For Janice Sandefur, a 60-year-old clinical social worker, the election resurrected memories of the all-white school that her parents sent her to, just like Hyde-Smith, where the mascot was the Confederates.
“We are so locked into the concept of tradition as in heritage; I’m sure I had relatives who fought in the Civil War. And I’m really sorry they bought into that,” she said. “We still do have a very divided state. I’m hoping we’re going to rise above this in my lifetime. I really do.
The country’s heaviest political hitters had weighed in on the final federal race of the 2018 midterms, with Trump hosting twin rallies here Monday and Obama sending out a robo-call to urge his supporters to vote.
“My name may not be on  ballot,” Obama said. “But our future is. And that’s why I believe this is one of the most important elections in our lifetime.”
Trump himself also became far more engaged, calling Hyde-Smith last week to express concern about her flailing ­campaign. He urged her to apologize for her comment about a public hanging, according to a person briefed on the call. The next night, reading from notes, she offered a conditional apology to anyone who might have been offended.
Her comments had also drawn attention to a photo of her in a Confederate uniform cap to promote tourism at Jefferson Davis’s homestead and her attendance at a segregation academy.
Hyde-Smith spoke briefly with reporters after her speech Tuesday night, expressing little interest in engaging on her comments during the campaign. “We have apologized for that,” she said. “We’re going to go on and — the people of Mississippi, they are really concerned about today’s events, today’s issues.”
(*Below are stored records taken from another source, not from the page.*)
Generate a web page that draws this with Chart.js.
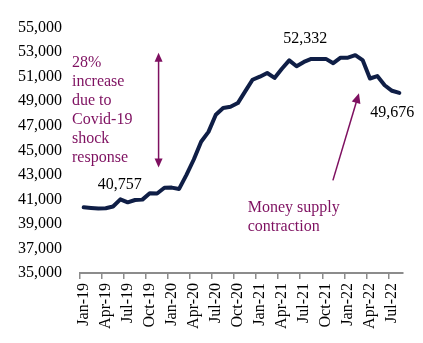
<!DOCTYPE html>
<html>
<head>
<meta charset="utf-8">
<script src="https://cdn.jsdelivr.net/npm/chart.js@4/dist/chart.umd.min.js"></script>
<style>
  html, body { margin: 0; padding: 0; background: #ffffff; }
  #wrap { width: 423px; height: 343px; position: relative; }
</style>
</head>
<body>
<div id="wrap"><canvas id="c" width="423" height="343"></canvas></div>
<script>
const categories = [
  'Jan-19','Feb-19','Mar-19','Apr-19','May-19','Jun-19','Jul-19','Aug-19','Sep-19','Oct-19','Nov-19','Dec-19',
  'Jan-20','Feb-20','Mar-20','Apr-20','May-20','Jun-20','Jul-20','Aug-20','Sep-20','Oct-20','Nov-20','Dec-20',
  'Jan-21','Feb-21','Mar-21','Apr-21','May-21','Jun-21','Jul-21','Aug-21','Sep-21','Oct-21','Nov-21','Dec-21',
  'Jan-22','Feb-22','Mar-22','Apr-22','May-22','Jun-22','Jul-22','Aug-22'
];
const moneySupply = [
  40350, 40300, 40260, 40280, 40420, 41000, 40757, 40950, 40980, 41500, 41480, 41950,
  41960, 41850, 43000, 44250, 45700, 46500, 47900, 48450, 48550, 48850, 49800, 50750,
  51000, 51300, 50900, 51650, 52332, 51850, 52200, 52450, 52450, 52450, 52100, 52550,
  52550, 52750, 52350, 50850, 51050, 50300, 49850, 49676
];
const yTicks = [35000, 37000, 39000, 41000, 43000, 45000, 47000, 49000, 51000, 53000, 55000];
const dataLabels = [
  { index: 6, value: 40757, text: '40,757', dx: -8, dy: -18 },
  { index: 28, value: 52332, text: '52,332', dx: 16, dy: -22 },
  { index: 43, value: 49676, text: '49,676', dx: -7, dy: 20 }
];
const covidNote = ['28%', 'increase', 'due to', 'Covid-19', 'shock', 'response'];
const contractionNote = ['Money supply', 'contraction'];

const MAGENTA = '#7e1060';
const SERIF = '"Liberation Serif", "Times New Roman", serif';

function arrowHead(ctx, x1, y1, x2, y2, len, half) {
  const a = Math.atan2(y2 - y1, x2 - x1);
  ctx.beginPath();
  ctx.moveTo(x2, y2);
  ctx.lineTo(x2 - len * Math.cos(a) + half * Math.sin(a), y2 - len * Math.sin(a) - half * Math.cos(a));
  ctx.lineTo(x2 - len * Math.cos(a) - half * Math.sin(a), y2 - len * Math.sin(a) + half * Math.cos(a));
  ctx.closePath();
  ctx.fill();
}

const annotationPlugin = {
  id: 'annot',
  afterDraw(chart) {
    const ctx = chart.ctx;
    const xs = chart.scales.x, ys = chart.scales.y;
    ctx.save();
    // data labels
    ctx.font = '16px ' + SERIF;
    ctx.fillStyle = '#000000';
    ctx.textAlign = 'center';
    ctx.textBaseline = 'middle';
    dataLabels.forEach(d => {
      ctx.fillText(d.text, xs.getPixelForValue(d.index) + d.dx, ys.getPixelForValue(d.value) + d.dy);
    });
    // covid note
    ctx.fillStyle = MAGENTA;
    ctx.textAlign = 'left';
    const nx = xs.left - 8;
    let ny = ys.getPixelForValue(52100);
    covidNote.forEach(t => { ctx.fillText(t, nx, ny); ny += 19; });
    // contraction note
    const cx = xs.getPixelForValue(22) + 2.5;
    let cy = ys.getPixelForValue(40350);
    contractionNote.forEach(t => { ctx.fillText(t, cx, cy); cy += 19.5; });
    // double arrow
    ctx.strokeStyle = MAGENTA;
    ctx.fillStyle = MAGENTA;
    ctx.lineWidth = 1.5;
    const ax = xs.getPixelForValue(10) + 1.5;
    const aTop = ys.getPixelForValue(52950);
    const aBot = ys.getPixelForValue(43600);
    ctx.beginPath();
    ctx.moveTo(ax, aTop + 6);
    ctx.lineTo(ax, aBot - 6);
    ctx.stroke();
    arrowHead(ctx, ax, aBot, ax, aTop, 9, 4);
    arrowHead(ctx, ax, aTop, ax, aBot, 9, 4);
    // contraction arrow
    const bx1 = xs.getPixelForValue(33.95), by1 = ys.getPixelForValue(42550);
    const bx2 = xs.getPixelForValue(37.5), by2 = ys.getPixelForValue(49650);
    const ang = Math.atan2(by2 - by1, bx2 - bx1);
    ctx.beginPath();
    ctx.moveTo(bx1, by1);
    ctx.lineTo(bx2 - 6 * Math.cos(ang), by2 - 6 * Math.sin(ang));
    ctx.stroke();
    arrowHead(ctx, bx1, by1, bx2, by2, 10, 4.5);
    ctx.restore();
  }
};

new Chart(document.getElementById('c'), {
  type: 'line',
  data: {
    labels: categories,
    datasets: [{
      data: moneySupply,
      borderColor: '#0f1e46',
      borderWidth: 4,
      pointRadius: 0,
      tension: 0,
      fill: false,
      borderJoinStyle: 'round',
      borderCapStyle: 'round'
    }]
  },
  options: {
    responsive: false,
    animation: false,
    devicePixelRatio: 1,
    layout: { padding: { top: 22, right: 20, left: 0, bottom: 0 } },
    plugins: { legend: { display: false }, tooltip: { enabled: false } },
    scales: {
      x: {
        type: 'category',
        offset: true,
        afterFit(s) { s.height = 70; },
        grid: {
          offset: true,
          drawOnChartArea: false,
          drawTicks: true,
          tickLength: 6,
          lineWidth: 1.5,
          color: ctx => (ctx.index !== undefined && ctx.index % 3 === 0) ? '#8c8c8c' : 'rgba(0,0,0,0)'
        },
        border: { display: true, color: '#8c8c8c', width: 2 },
        ticks: {
          autoSkip: false,
          minRotation: 90,
          maxRotation: 90,
          padding: 4,
          color: '#000000',
          font: { family: SERIF, size: 16 },
          callback: function(v, i) { return i % 3 === 0 ? categories[i] : ''; }
        }
      },
      y: {
        min: 35000,
        max: 55000,
        afterFit(s) { s.width = 80; },
        afterBuildTicks(s) { s.ticks = yTicks.map(v => ({ value: v })); },
        grid: { display: false, drawTicks: false },
        border: { display: false },
        ticks: {
          padding: 18,
          color: '#000000',
          font: { family: SERIF, size: 16 },
          callback: v => v.toLocaleString('en-US')
        }
      }
    }
  },
  plugins: [annotationPlugin]
});
</script>
</body>
</html>
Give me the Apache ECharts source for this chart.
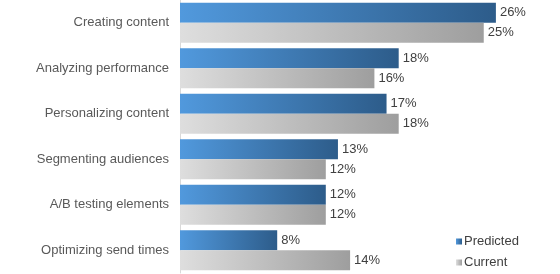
<!DOCTYPE html>
<html>
<head>
<meta charset="utf-8">
<script src="https://cdn.jsdelivr.net/npm/echarts@6/dist/echarts.min.js"></script>
<style>
  html, body { margin: 0; padding: 0; background: #fff; }
  #main { width: 560px; height: 274px; }
</style>
</head>
<body>
<div id="main"></div>
<script>
const categories = [
  "Creating content",
  "Analyzing performance",
  "Personalizing content",
  "Segmenting audiences",
  "A/B testing elements",
  "Optimizing send times"
];
const predicted = [26, 18, 17, 13, 12, 8];
const current = [25, 16, 18, 12, 12, 14];

let chart = echarts.init(document.getElementById("main"));

let grad = (from, to) =>
  new echarts.graphic.LinearGradient(0, 0, 1, 0, [
    { offset: 0, color: from },
    { offset: 1, color: to }
  ]);

let font = "Liberation Sans, Arial, sans-serif";

let valueLabel = {
  show: true,
  position: "right",
  distance: 4,
  formatter: "{c}%",
  color: "#404040",
  fontSize: 13,
  fontFamily: font
};

// one legend per row, stacked at the bottom right
let legendRow = (name, top) => ({
  left: 456,
  top: top,
  padding: 0,
  itemWidth: 6,
  itemHeight: 6,
  itemGap: 0,
  icon: "rect",
  textStyle: { color: "#404040", fontSize: 13, fontFamily: font, padding: [0, 0, 0, -3] },
  data: [name]
});

let option = {
  animation: false,
  grid: { left: 180, right: 15.5, top: -1, bottom: 1 },
  legend: [legendRow("Predicted", 235), legendRow("Current", 256)],
  xAxis: {
    type: "value",
    min: 0,
    max: 30,
    show: false
  },
  yAxis: {
    type: "category",
    data: categories,
    inverse: true,
    axisLine: { show: true, lineStyle: { color: "#d9d9d9", width: 1 } },
    axisTick: { show: false },
    axisLabel: {
      color: "#595959",
      fontSize: 13,
      margin: 11,
      fontFamily: font
    }
  },
  series: [
    {
      name: "Predicted",
      type: "bar",
      data: predicted,
      barGap: "0%",
      barCategoryGap: "12%",
      itemStyle: { color: grad("#5199dd", "#2d5c8a") },
      label: valueLabel
    },
    {
      name: "Current",
      type: "bar",
      data: current,
      itemStyle: { color: grad("#dedede", "#9e9e9e") },
      label: valueLabel
    }
  ]
};
chart.setOption(option);
</script>
</body>
</html>
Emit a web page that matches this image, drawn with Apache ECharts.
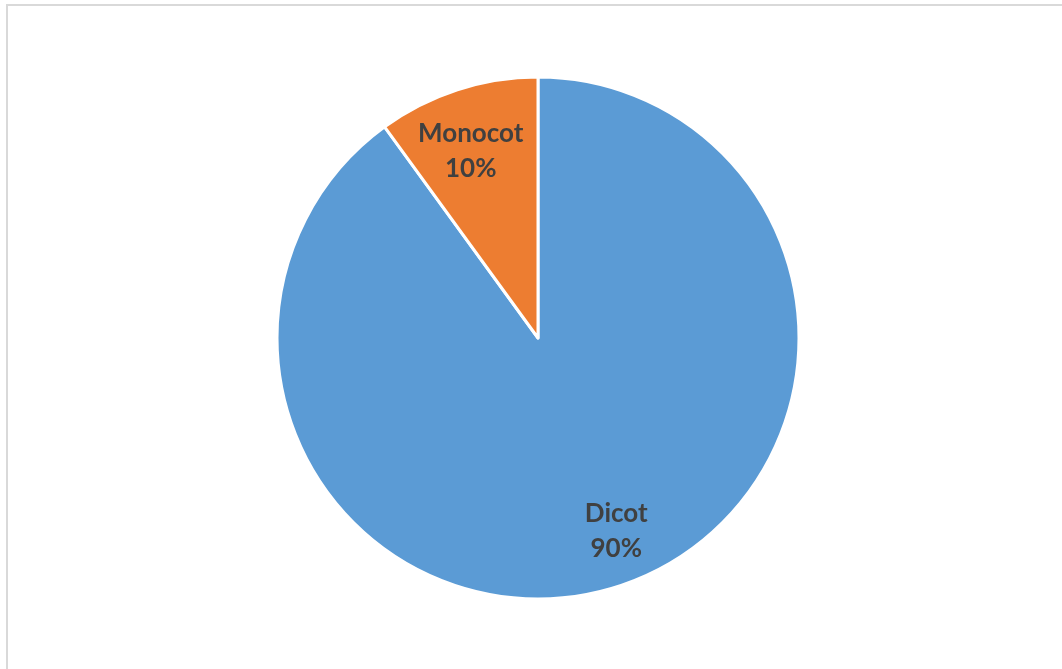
<!DOCTYPE html>
<html>
<head>
<meta charset="utf-8">
<script src="https://cdn.jsdelivr.net/npm/echarts@6/dist/echarts.min.js"></script>
<style>
  html, body { margin: 0; padding: 0; background: #fff; overflow: hidden; }
  #frame {
    position: absolute; left: 6px; top: 4px; width: 1100px; height: 700px;
    border-left: 2px solid #d9d9d9; border-top: 2px solid #d9d9d9;
  }
  #main { position: absolute; left: 0; top: 0; width: 1062px; height: 669px; }
</style>
</head>
<body>
<div id="frame"></div>
<div id="main"></div>
<script>
  // chart data
  var categories = ['Dicot', 'Monocot'];
  var shares = [90, 10];
  var colors = ['#5b9bd5', '#ed7d31'];

  // move the labels a bit out from the default "inside" spot, like Excel does
  var labelShift = [[37, 66], [-26, -60]];

  var myChart = echarts.init(document.getElementById('main'));
  myChart.setOption({
    animation: false,
    series: [
      {
        type: 'pie',
        center: [538, 338],
        radius: 261,
        startAngle: 90,
        clockwise: true,
        itemStyle: { borderColor: '#ffffff', borderWidth: 3 },
        label: {
          show: true,
          position: 'inside',
          formatter: '{b}\n{d}%',
          color: '#404040',
          fontFamily: 'Lato',
          fontWeight: 'bold',
          fontSize: 26,
          lineHeight: 35
        },
        labelLine: { show: false },
        labelLayout: function (params) {
          var s = labelShift[params.dataIndex];
          return { dx: s[0], dy: s[1] };
        },
        data: categories.map(function (name, i) {
          return { name: name, value: shares[i], itemStyle: { color: colors[i] } };
        })
      }
    ]
  });
</script>
</body>
</html>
During the campaign, she rode around in a bus dubbed the “MAGA Wagon” and touted how she voted with Trump “100 percent of the time.”
“I know one thing: If she loses, I’ll be blamed, and if she wins, I’ll be given no credit,” Trump told Washington Post reporters in an interview Tuesday. “That’s the only thing I know.”
In the first of his rallies with Hyde-Smith on Monday, Trump cast Espy — who hails from a prominent African American family that has lived in Mississippi for generations — as an unknown quantity who is out of step with the state.
Espy, after voting Tuesday morning, recounted how his grandfather spent a lifetime helping the state’s black residents, including by founding a hospital so women would not give birth in the cotton fields. He was born in that hospital in 1953.
“He said, ‘Who is Mike Espy?’ ” Espy said. “Well, Mike Espy was a member of Congress from Mississippi — four times. ... I was the first black congressman since the Civil War. Mike Espy was secretary of agriculture ... first black in the nation to ever hold that post.
Still, Espy often struggled to address accusations of ethical lapses. He resigned his position in President Bill Clinton’s Cabinet amid an investigation into accusations that he improperly accepted gifts. He was acquitted on 30 corruption charges, but Republicans ran ads calling him “too corrupt for the Clintons.”
The outcome will not alter control of the Senate, but Hyde-Smith’s win seals a 53-47 Republican majority in the chamber. She will fill the last two years of the term of longtime Republican senator Thad Cochran, whose seat she was appointed to after he resigned because of health problems, and will have to run again in 2020.
On Tuesday morning, a steady stream of voters entered Pleasant Grove Baptist Church to cast their ballots in a Jackson suburb that has been a Republican stronghold. Most said they were unsatisfied with their choices.
“The only reason I’m voting for her is because she’s a Republican,” said Jerry Gullette, a ­58-year-old owner of several Napa auto body shops. “She’s the best of the worst. I could do a better job than her, honestly.”
Nonetheless, he voted for Hyde-Smith.
For Janice Sandefur, a 60-year-old clinical social worker, the election resurrected memories of the all-white school that her parents sent her to, just like Hyde-Smith, where the mascot was the Confederates.
“We are so locked into the concept of tradition as in heritage; I’m sure I had relatives who fought in the Civil War. And I’m really sorry they bought into that,” she said. “We still do have a very divided state. I’m hoping we’re going to rise above this in my lifetime. I really do.”